## Task description
Repeat the listing that follows, character for character, minus the pictures.

— START —

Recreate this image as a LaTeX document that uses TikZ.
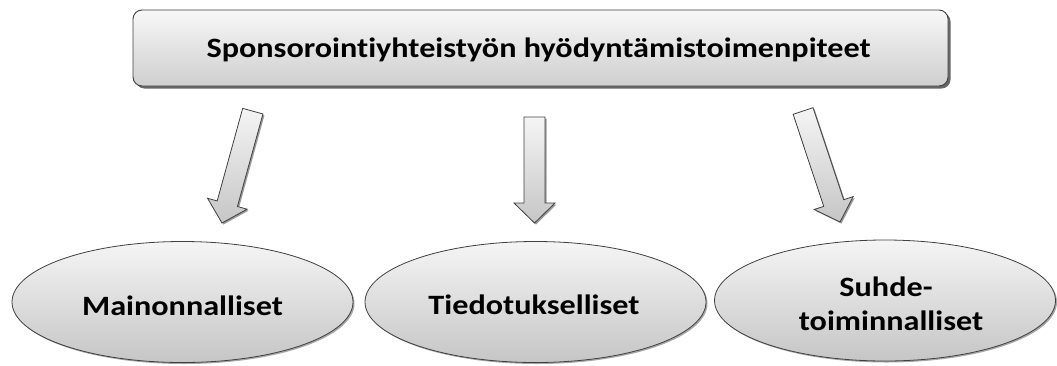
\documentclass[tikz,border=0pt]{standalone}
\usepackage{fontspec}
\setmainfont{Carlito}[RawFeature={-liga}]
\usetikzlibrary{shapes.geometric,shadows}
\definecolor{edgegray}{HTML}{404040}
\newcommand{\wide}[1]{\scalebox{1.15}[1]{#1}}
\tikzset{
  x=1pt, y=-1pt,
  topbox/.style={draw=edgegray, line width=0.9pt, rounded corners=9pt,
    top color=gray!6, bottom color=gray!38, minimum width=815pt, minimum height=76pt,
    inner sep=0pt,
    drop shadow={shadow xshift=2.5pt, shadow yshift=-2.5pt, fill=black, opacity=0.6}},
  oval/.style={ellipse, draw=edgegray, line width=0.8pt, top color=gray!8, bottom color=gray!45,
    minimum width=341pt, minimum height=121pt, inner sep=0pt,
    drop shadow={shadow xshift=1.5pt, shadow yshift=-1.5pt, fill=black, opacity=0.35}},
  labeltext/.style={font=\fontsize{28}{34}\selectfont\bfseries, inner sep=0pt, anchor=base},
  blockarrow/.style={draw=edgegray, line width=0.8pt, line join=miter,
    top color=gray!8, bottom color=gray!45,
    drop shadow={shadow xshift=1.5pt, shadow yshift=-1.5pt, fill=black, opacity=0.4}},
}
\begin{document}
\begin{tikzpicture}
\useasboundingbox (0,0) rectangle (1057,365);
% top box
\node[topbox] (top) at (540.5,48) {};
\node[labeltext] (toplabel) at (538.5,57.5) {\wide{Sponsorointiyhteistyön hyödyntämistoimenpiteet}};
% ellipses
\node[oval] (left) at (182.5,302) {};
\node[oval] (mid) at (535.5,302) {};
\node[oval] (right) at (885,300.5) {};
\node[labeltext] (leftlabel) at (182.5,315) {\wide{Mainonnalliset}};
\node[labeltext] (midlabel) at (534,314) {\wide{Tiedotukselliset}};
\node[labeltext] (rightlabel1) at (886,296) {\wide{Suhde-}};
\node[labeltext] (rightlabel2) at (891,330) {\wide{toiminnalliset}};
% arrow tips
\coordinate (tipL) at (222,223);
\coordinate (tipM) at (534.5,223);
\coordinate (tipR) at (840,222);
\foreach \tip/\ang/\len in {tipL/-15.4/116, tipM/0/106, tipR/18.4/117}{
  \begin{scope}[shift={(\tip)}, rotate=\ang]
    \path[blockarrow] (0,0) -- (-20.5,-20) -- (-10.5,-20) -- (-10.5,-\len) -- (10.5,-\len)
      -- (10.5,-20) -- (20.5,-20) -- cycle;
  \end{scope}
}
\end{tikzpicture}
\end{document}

— END —

## Complete output
Recreate this image as a LaTeX document that uses TikZ.
\documentclass[tikz,border=0pt]{standalone}
\usepackage{fontspec}
\setmainfont{Carlito}[RawFeature={-liga}]
\usetikzlibrary{shapes.geometric,shadows}
\definecolor{edgegray}{HTML}{404040}
\newcommand{\wide}[1]{\scalebox{1.15}[1]{#1}}
\tikzset{
  x=1pt, y=-1pt,
  topbox/.style={draw=edgegray, line width=0.9pt, rounded corners=9pt,
    top color=gray!6, bottom color=gray!38, minimum width=815pt, minimum height=76pt,
    inner sep=0pt,
    drop shadow={shadow xshift=2.5pt, shadow yshift=-2.5pt, fill=black, opacity=0.6}},
  oval/.style={ellipse, draw=edgegray, line width=0.8pt, top color=gray!8, bottom color=gray!45,
    minimum width=341pt, minimum height=121pt, inner sep=0pt,
    drop shadow={shadow xshift=1.5pt, shadow yshift=-1.5pt, fill=black, opacity=0.35}},
  labeltext/.style={font=\fontsize{28}{34}\selectfont\bfseries, inner sep=0pt, anchor=base},
  blockarrow/.style={draw=edgegray, line width=0.8pt, line join=miter,
    top color=gray!8, bottom color=gray!45,
    drop shadow={shadow xshift=1.5pt, shadow yshift=-1.5pt, fill=black, opacity=0.4}},
}
\begin{document}
\begin{tikzpicture}
\useasboundingbox (0,0) rectangle (1057,365);
% top box
\node[topbox] (top) at (540.5,48) {};
\node[labeltext] (toplabel) at (538.5,57.5) {\wide{Sponsorointiyhteistyön hyödyntämistoimenpiteet}};
% ellipses
\node[oval] (left) at (182.5,302) {};
\node[oval] (mid) at (535.5,302) {};
\node[oval] (right) at (885,300.5) {};
\node[labeltext] (leftlabel) at (182.5,315) {\wide{Mainonnalliset}};
\node[labeltext] (midlabel) at (534,314) {\wide{Tiedotukselliset}};
\node[labeltext] (rightlabel1) at (886,296) {\wide{Suhde-}};
\node[labeltext] (rightlabel2) at (891,330) {\wide{toiminnalliset}};
% arrow tips
\coordinate (tipL) at (222,223);
\coordinate (tipM) at (534.5,223);
\coordinate (tipR) at (840,222);
\foreach \tip/\ang/\len in {tipL/-15.4/116, tipM/0/106, tipR/18.4/117}{
  \begin{scope}[shift={(\tip)}, rotate=\ang]
    \path[blockarrow] (0,0) -- (-20.5,-20) -- (-10.5,-20) -- (-10.5,-\len) -- (10.5,-\len)
      -- (10.5,-20) -- (20.5,-20) -- cycle;
  \end{scope}
}
\end{tikzpicture}
\end{document}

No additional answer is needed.